On the one hand, Andy Warhol and his Pop art so revolutionary as to forever undermine the rules of the art of the time by reinterpreting objects of common usage, prominent figures and aspects of popular culture outside their context of reference with bright colors and a healthy dose of irony. On the other hand, Joseph Beuys, a multidisciplinary, speculative and magnetic artist, capable of ranging from his 'social sculpture' and performance to teaching and redefinition of the very concept of art. What united them was a chance, almost predestined meeting: it was 1979 when the two met for the first time at the Hans Mayer in Düsseldorf on the occasion of the opening of an exhibition.

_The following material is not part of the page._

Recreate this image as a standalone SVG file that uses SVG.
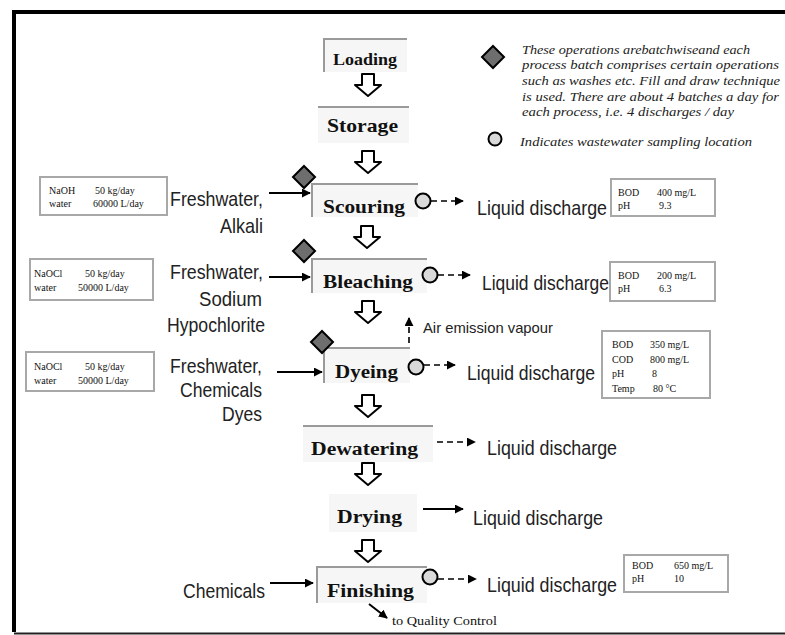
<svg xmlns="http://www.w3.org/2000/svg" xmlns:xlink="http://www.w3.org/1999/xlink" width="785" height="635" viewBox="0 0 785 635">
<style>
.proc{fill:#f6f6f6}
.edge{stroke:#9a9a9a;stroke-width:2;fill:none}
.pt{font-family:"Liberation Serif",serif;font-weight:bold;fill:#111}
.lab{font-family:"Liberation Sans",Arial,sans-serif;font-size:18px;fill:#222}
.sm{font-family:"Liberation Serif",serif;font-size:10px;fill:#111}
.leg{font-family:"Liberation Serif",serif;font-style:italic;font-size:13px;fill:#222}
.ibox{fill:#fff;stroke:#a8a8a8;stroke-width:2}
.dia{fill:#6e6e6e;stroke:#000;stroke-width:2}
.smp{fill:#d9d9d9;stroke:#000;stroke-width:2}
.solid{stroke:#000;stroke-width:2;fill:none}
.dash{stroke:#000;stroke-width:1.6;fill:none;stroke-dasharray:6,4}
.harr{fill:#fff;stroke:#000;stroke-width:2;stroke-linejoin:round}
</style>
<defs>
<marker id="ah" viewBox="0 0 10 10" refX="9" refY="5" markerWidth="9" markerHeight="9" markerUnits="userSpaceOnUse" orient="auto">
<path d="M0,0 L10,5 L0,10 z" fill="#000"/>
</marker>
<path id="darr" class="harr" d="M-6,0 H6 V11 H13 L0,22 L-13,11 H-6 Z"/>
<path id="diam" class="dia" d="M0,-11 L11,0 L0,11 L-11,0 Z"/>
</defs>

<!-- frame -->
<path d="M14,632 V12 H785" fill="none" stroke="#000" stroke-width="4"/>
<line x1="14" y1="633.5" x2="785" y2="633.5" stroke="#222" stroke-width="2"/>

<!-- legend -->
<g id="legend">
<use href="#diam" x="493" y="57"/>
<text class="leg" x="522" y="54" textLength="228" lengthAdjust="spacingAndGlyphs">These operations arebatchwiseand each</text>
<text class="leg" x="522" y="69" textLength="257" lengthAdjust="spacingAndGlyphs">process batch comprises certain operations</text>
<text class="leg" x="522" y="85" textLength="258" lengthAdjust="spacingAndGlyphs">such as washes etc. Fill and draw technique</text>
<text class="leg" x="522" y="101" textLength="257" lengthAdjust="spacingAndGlyphs">is used. There are about 4 batches a day for</text>
<text class="leg" x="522" y="116" textLength="212" lengthAdjust="spacingAndGlyphs">each process, i.e. 4 discharges / day</text>
<circle class="smp" cx="495" cy="139" r="6.5"/>
<text class="leg" x="520" y="146" textLength="232" lengthAdjust="spacingAndGlyphs">Indicates wastewater sampling location</text>
</g>

<!-- process nodes -->
<g id="loading">
<rect class="proc" x="324" y="39" width="83" height="33"/>
<path class="edge" d="M324,72 V39 H407"/>
<text class="pt" x="333" y="65" font-size="16" textLength="64" lengthAdjust="spacingAndGlyphs">Loading</text>
</g>
<g id="storage">
<rect class="proc" x="318" y="107" width="91" height="36"/>
<path class="edge" d="M318,107 H409"/>
<text class="pt" x="327" y="132" font-size="19" textLength="71" lengthAdjust="spacingAndGlyphs">Storage</text>
</g>
<g id="scouring">
<rect class="proc" x="312" y="184" width="106" height="33"/>
<path class="edge" d="M312,217 V184 H418"/>
<text class="pt" x="323" y="213" font-size="18" textLength="82" lengthAdjust="spacingAndGlyphs">Scouring</text>
<use href="#diam" x="304" y="177"/>
</g>
<g id="bleaching">
<rect class="proc" x="312" y="259" width="115" height="34"/>
<path class="edge" d="M312,293 V259 H427"/>
<text class="pt" x="323" y="288" font-size="18" textLength="90" lengthAdjust="spacingAndGlyphs">Bleaching</text>
<use href="#diam" x="304" y="251"/>
</g>
<g id="dyeing">
<rect class="proc" x="324" y="348" width="86" height="35"/>
<path class="edge" d="M324,383 V348 H410"/>
<text class="pt" x="335" y="378" font-size="18" textLength="63" lengthAdjust="spacingAndGlyphs">Dyeing</text>
<use href="#diam" x="322" y="342"/>
</g>
<g id="dewatering">
<rect class="proc" x="303" y="426" width="130" height="36"/>
<path class="edge" d="M303,426 H433"/>
<text class="pt" x="311" y="455" font-size="18" textLength="107" lengthAdjust="spacingAndGlyphs">Dewatering</text>
</g>
<g id="drying">
<rect class="proc" x="329" y="494" width="88" height="38"/>
<text class="pt" x="337" y="523" font-size="18" textLength="65" lengthAdjust="spacingAndGlyphs">Drying</text>
</g>
<g id="finishing">
<rect class="proc" x="317" y="567" width="110" height="36"/>
<path class="edge" d="M317,603 V567 H427"/>
<text class="pt" x="327" y="597" font-size="18" textLength="87" lengthAdjust="spacingAndGlyphs">Finishing</text>
</g>

<!-- inputs -->
<g id="input-scouring">
<rect class="ibox" x="40" y="177" width="127" height="38"/>
<text class="sm" x="49" y="194">NaOH</text><text class="sm" x="95" y="194">50 kg/day</text>
<text class="sm" x="49" y="207">water</text><text class="sm" x="93" y="207">60000 L/day</text>
<text class="lab" transform="translate(263,206) scale(1,1.15)" text-anchor="end" textLength="93" lengthAdjust="spacingAndGlyphs">Freshwater,</text>
<text class="lab" transform="translate(263,233) scale(1,1.15)" text-anchor="end" textLength="43" lengthAdjust="spacingAndGlyphs">Alkali</text>
</g>
<g id="input-bleaching">
<rect class="ibox" x="30" y="259" width="123" height="41"/>
<text class="sm" x="34" y="277">NaOCl</text><text class="sm" x="85" y="277">50 kg/day</text>
<text class="sm" x="34" y="291">water</text><text class="sm" x="78" y="291">50000 L/day</text>
<text class="lab" transform="translate(263,279) scale(1,1.15)" text-anchor="end" textLength="93" lengthAdjust="spacingAndGlyphs">Freshwater,</text>
<text class="lab" transform="translate(262,306) scale(1,1.15)" text-anchor="end" textLength="63" lengthAdjust="spacingAndGlyphs">Sodium</text>
<text class="lab" transform="translate(265,332) scale(1,1.15)" text-anchor="end" textLength="98" lengthAdjust="spacingAndGlyphs">Hypochlorite</text>
</g>
<g id="input-dyeing">
<rect class="ibox" x="26" y="352" width="128" height="39"/>
<text class="sm" x="34" y="370">NaOCl</text><text class="sm" x="85" y="370">50 kg/day</text>
<text class="sm" x="34" y="384">water</text><text class="sm" x="78" y="384">50000 L/day</text>
<text class="lab" transform="translate(262,373) scale(1,1.15)" text-anchor="end" textLength="92" lengthAdjust="spacingAndGlyphs">Freshwater,</text>
<text class="lab" transform="translate(262,397) scale(1,1.15)" text-anchor="end" textLength="82" lengthAdjust="spacingAndGlyphs">Chemicals</text>
<text class="lab" transform="translate(262,421) scale(1,1.15)" text-anchor="end" textLength="40" lengthAdjust="spacingAndGlyphs">Dyes</text>
</g>
<g id="input-finishing">
<text class="lab" transform="translate(265,598) scale(1,1.15)" text-anchor="end" textLength="82" lengthAdjust="spacingAndGlyphs">Chemicals</text>
</g>

<!-- outputs -->
<g id="out-scouring">
<circle class="smp" cx="423" cy="201" r="7.5"/>
<text class="lab" transform="translate(477,215) scale(1,1.15)" textLength="130" lengthAdjust="spacingAndGlyphs">Liquid discharge</text>
<rect class="ibox" x="611" y="179" width="104" height="37"/>
<text class="sm" x="618" y="196">BOD</text><text class="sm" x="657" y="196">400 mg/L</text>
<text class="sm" x="618" y="209">pH</text><text class="sm" x="659" y="209">9.3</text>
</g>
<g id="out-bleaching">
<circle class="smp" cx="430" cy="275" r="7.5"/>
<text class="lab" transform="translate(482,290) scale(1,1.15)" textLength="127" lengthAdjust="spacingAndGlyphs">Liquid discharge</text>
<rect class="ibox" x="610" y="262" width="105" height="39"/>
<text class="sm" x="618" y="279">BOD</text><text class="sm" x="657" y="279">200 mg/L</text>
<text class="sm" x="618" y="292">pH</text><text class="sm" x="659" y="292">6.3</text>
</g>
<g id="out-dyeing">
<circle class="smp" cx="416" cy="367" r="7.5"/>
<text class="lab" transform="translate(467,380) scale(1,1.15)" textLength="128" lengthAdjust="spacingAndGlyphs">Liquid discharge</text>
<rect class="ibox" x="602" y="331" width="108" height="67"/>
<text class="sm" x="612" y="348">BOD</text><text class="sm" x="650" y="348">350 mg/L</text>
<text class="sm" x="612" y="363">COD</text><text class="sm" x="650" y="363">800 mg/L</text>
<text class="sm" x="612" y="377">pH</text><text class="sm" x="652" y="377">8</text>
<text class="sm" x="612" y="392">Temp</text><text class="sm" x="653" y="392">80 °C</text>
<text class="lab" x="423" y="333" style="font-size:15px" textLength="130" lengthAdjust="spacingAndGlyphs">Air emission vapour</text>
</g>
<g id="out-dewatering">
<text class="lab" transform="translate(487,455) scale(1,1.15)" textLength="130" lengthAdjust="spacingAndGlyphs">Liquid discharge</text>
</g>
<g id="out-drying">
<text class="lab" transform="translate(473,525) scale(1,1.15)" textLength="130" lengthAdjust="spacingAndGlyphs">Liquid discharge</text>
</g>
<g id="out-finishing">
<circle class="smp" cx="430" cy="577" r="7.5"/>
<text class="lab" transform="translate(487,592) scale(1,1.15)" textLength="130" lengthAdjust="spacingAndGlyphs">Liquid discharge</text>
<rect class="ibox" x="624" y="555" width="104" height="37"/>
<text class="sm" x="632" y="569">BOD</text><text class="sm" x="674" y="569">650 mg/L</text>
<text class="sm" x="632" y="582">pH</text><text class="sm" x="674" y="582">10</text>
<text class="sm" x="392" y="625" style="font-size:12.5px" textLength="105" lengthAdjust="spacingAndGlyphs">to Quality Control</text>
</g>

<!-- connectors -->
<g id="connectors">
<use href="#darr" x="368" y="74"/>
<use href="#darr" x="368" y="151"/>
<use href="#darr" x="367" y="226"/>
<use href="#darr" x="368" y="301"/>
<use href="#darr" x="368" y="395"/>
<use href="#darr" x="368" y="463"/>
<use href="#darr" x="368" y="540"/>
<line class="solid" x1="269" y1="193" x2="310" y2="193" marker-end="url(#ah)"/>
<line class="solid" x1="269" y1="277" x2="310" y2="277" marker-end="url(#ah)"/>
<line class="solid" x1="277" y1="372" x2="322" y2="372" marker-end="url(#ah)"/>
<line class="solid" x1="270" y1="583" x2="313" y2="583" marker-end="url(#ah)"/>
<line class="dash" x1="431" y1="201" x2="463" y2="201" marker-end="url(#ah)"/>
<line class="dash" x1="438" y1="275" x2="470" y2="275" marker-end="url(#ah)"/>
<line class="dash" x1="424" y1="365" x2="455" y2="365" marker-end="url(#ah)"/>
<line class="dash" x1="437" y1="442" x2="475" y2="442" marker-end="url(#ah)"/>
<line class="solid" x1="423" y1="509" x2="463" y2="509" marker-end="url(#ah)"/>
<line class="dash" x1="438" y1="579" x2="476" y2="579" marker-end="url(#ah)"/>
<line class="dash" x1="409" y1="343" x2="409" y2="318" marker-end="url(#ah)"/>
<line class="solid" x1="369" y1="604" x2="387" y2="618" marker-end="url(#ah)"/>
</g>
</svg>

Between Warhol and Beuys, emblems of American and European creativity, respectively, there was 'the ceremonial aura of two rival popes meeting in Avignon', wrote David Galloway, American author, curator, journalist and academic, in the magazine «Art in America» in July 1988. Despite appearances, their first contact was nothing more than the beginning of a long series of exchanges which, over the years, gave birth to a friendship based on creative dialogue and the desire to push beyond the limits of conventional imagination. 

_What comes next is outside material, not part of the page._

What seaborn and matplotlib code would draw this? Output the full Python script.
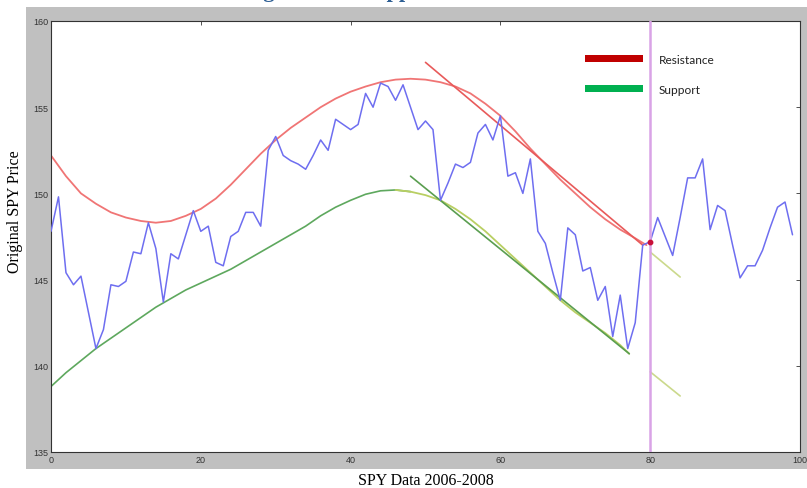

On the 30th October of the same year, Beuys was already invited to go to Warhol's famous Factory, then located a few steps from Union Square Park, to allow the Pittsburgh-born painter, artist and director to paint him to celebrate his retrospective at the Guggenheim in New York. Armed with his "Big Shot" Polaroid, Warhol took one of his most iconic photographs ever, immortalizing Beuys with his felt hat and waistcoat in an image that perfectly captures his energetic and curious personality. Precisely starting from that portrait, between 1980 and 1986, Warhol himself developed a collection of silk-screened prints, now at the center of a new exhibition at the London headquarters of Thaddaeus Ropac.

Open to the public until the 9 February 2024, Andy Warhol: The Joseph Beuys Portraits exhibition represents a more than unique opportunity to closely observe this body of work in a showcase inspired by their creator. Despite being housed within the permanent collections of some of the most important institutions in the world, from the MoMA in New York and the Philadelphia Museum of Art to the Tate in London, and having previously been exhibited at the Galleria Lucio Amelio in Naples, the Galerie Klüser in Munich and the Center for Contemporary Art in Geneva, from 1980 to today, this series of portraits has never been the focus of a retrospective dedicated to Warhol's counter-current talent. 

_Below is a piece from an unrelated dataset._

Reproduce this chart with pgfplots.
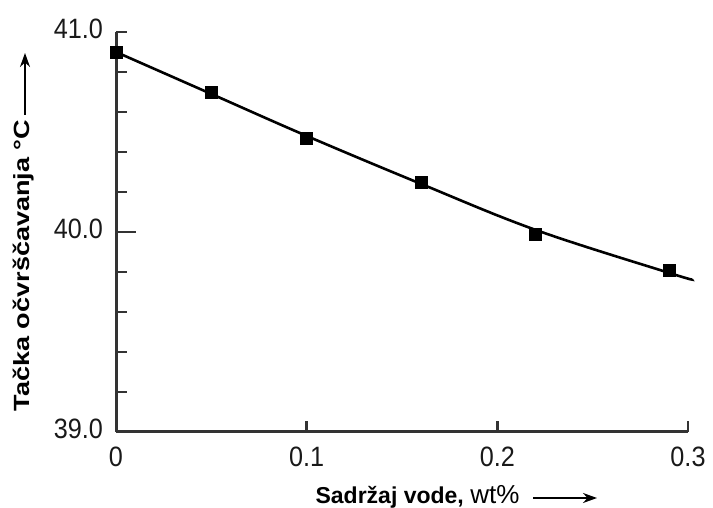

A tribute to his ability to exponentially multiply the fruits of his innovative eye, thanks to which he started large-scale reproduction in the artistic field, these portraits take us into the heart of his process: 'With silk-screen printing', Warhol said, 'you take a photograph, enlarge it, transfer it with glue onto silk and then roll some ink on it in such a way that it passes through the silk but not the glue. By doing this the same image will be slightly different each time'. According to Beuys, Warhol was 'a sort of ghost, endowed with spirituality'. Thus, leveraging his ability to see beyond the physical features of his subjects, Warhol conquered the world with portraits that lend faith to the countless variations of the human being.

'Perhaps this tabula rasa that Andy Warhol aspires to in his portraits, Beuys hypothesized, this emptiness and cleanliness of every traditional signature is precisely what allows the entry of radically different perspectives'It is enough to look at the evergreen essence of Warhol's cultural legacy to realize how long the German artist saw it.